Hace unos días, mientras volvía con mis hijos de la escuela, nos encontramos que la “tiendita de la esquina” tenía dos enormes sellos de clausura. Mis pequeños, de 10 y de 8 años, preguntaron qué había pasado, a lo que sólo respondí con diatribas hacia las autoridades. Como los niños no entendieron nada, hicieron más preguntas, a lo que respondí: los clausuraron para sacarles dinero.
Mientras explicaba esto a mis hijos, me escuchó uno de los que atiende la miscelánea y me dijo, eso es, nos dieron unos días para juntar el dinero. El pretexto fue el uso de suelo. En el mismo inmueble hay otros locales comerciales, que no fueron objeto de la verificación, por una razón obvia: la tiendita vende más que el negocio de tamales, la cerrajería o la tortillería. ¿Por qué clausurar en vez de dar un plazo para la entrega de documentación?
Las clausuras, en México, son la base de la corrupción y no de la justicia administrativa.
Una tiendita que lleva décadas en funcionamiento, por lo menos cuenta con derechos adquiridos. Forzar su cierre es un acto de extorsión del Instituto de Verificación Administrativa, que dirige Teresa Monroy, a menudo de la mano de las alcaldías. Hay demarcaciones tapizadas de sellos de Suspensión y Clausura, porque las autoridades están cobrando derecho de piso.
El tema de la tiendita ha sido recurrente en las conversaciones con mis hijos los últimos días. Parece que he dejado una mala impresión en ellos. El sábado, el niño de 10 años desarrolló un monólogo bastante sólido en contra del gobierno actual, y concluyó con la frase lapidaria: Yo no confío en las autoridades. Es por ello que decidí reflexionar en estas líneas respecto al terrible papel del INVEA.
Tengo sentimientos encontrados. He sido autoridad y he procurado ser confiable: procedimientos apegados a la legalidad, sin corrupción y utilizando la suspensión o clausura como último recurso, no como la respuesta cotidiana. Sin embargo, la frase de mi hijo, Yo no confío en las autoridades, refleja una situación generalizada en el país. Los negocios están siendo presa de extorsiones por las autoridades, por el narco y/o por otras mafias.

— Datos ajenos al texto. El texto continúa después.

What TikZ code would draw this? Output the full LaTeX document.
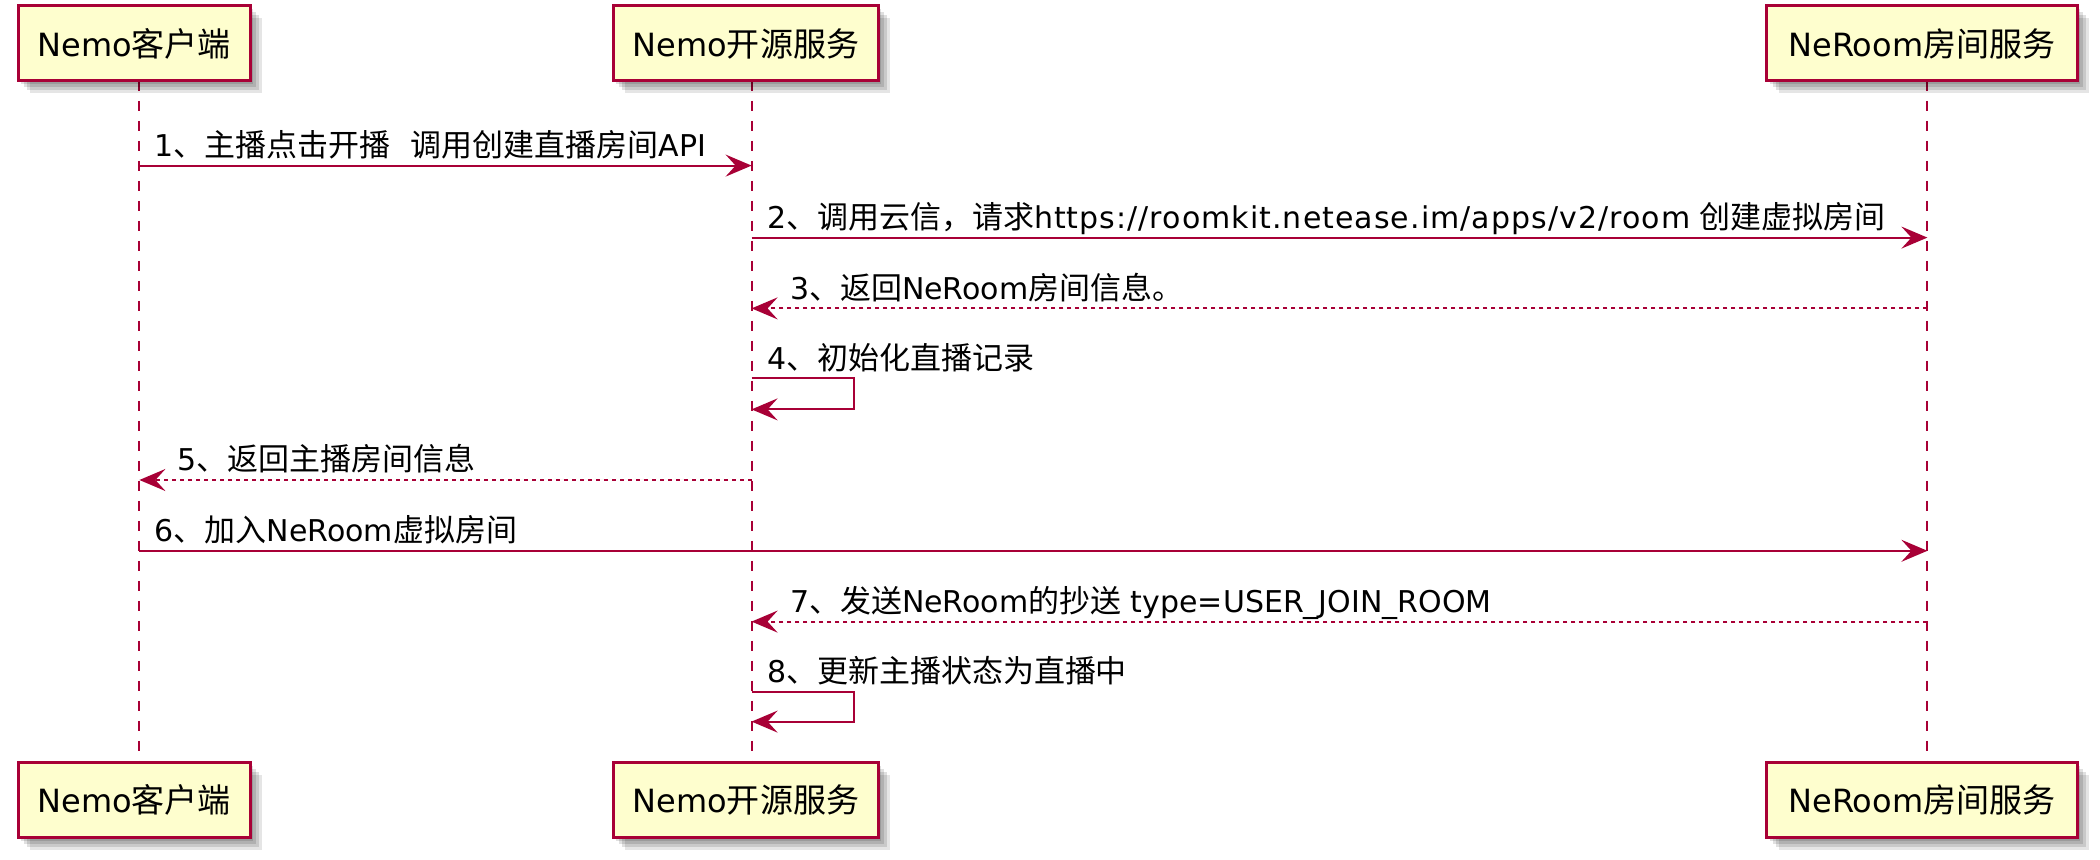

Me encantaría construir en mi hijo la tranquilidad de que las autoridades sólo verifican el cumplimiento de la ley, pero la clausura de la tiendita de la esquina detonó en mí un enojo acompañado de sentencias contra las autoridades involucradas. Es inverosímil que hasta una pequeña tienda de barrio termine clausurada tras décadas en operación.
Me parece que tarde o temprano volveré a ser servidor público y no quisiera que mis propios hijos dijeran que no confían en mí por ser autoridad. Algo tendríamos que estar haciendo, de fondo, siguiendo las mejores prácticas, para cambiar esta situación: no lo digo por mis hijos, la desconfianza de la sociedad hacia las autoridades es generalizada y merecida.
Las suspensiones y clausuras, tras una inspección, sólo deberían ocurrir por riesgos inminentes hacia la población, la naturaleza o el patrimonio; no es el caso. También deberíamos considerar el seguimiento de ciertos procesos mediante instancias colegiadas en las que siempre haya una versión pública de los expedientes.
Esto, a su vez, nos habla de la necesidad de una profunda reforma en materia administrativa, en la cual se privilegie al sector formal por sobre el informal, así como la protección al empleo, la derrama económica y sus cadenas productivas. Una tiendita de barrio nunca debería cerrar. Muchos otros negocios locales que generan más beneficios que afectaciones podrían modificar su operación, de ser necesario, pero sin cerrar y sin ser presas de las extorsiones oficiales.
La frase de mi hijo no sólo es contundente, representa el sentir de miles o millones de mexicanos, indefensos frente a los abusos de las autoridades, sin entornos institucionales que acoten el poder de entidades que se vuelven contra los ciudadanos. Esa es la causa de fondo del deterioro en la seguridad e institucionalidad de nuestro país.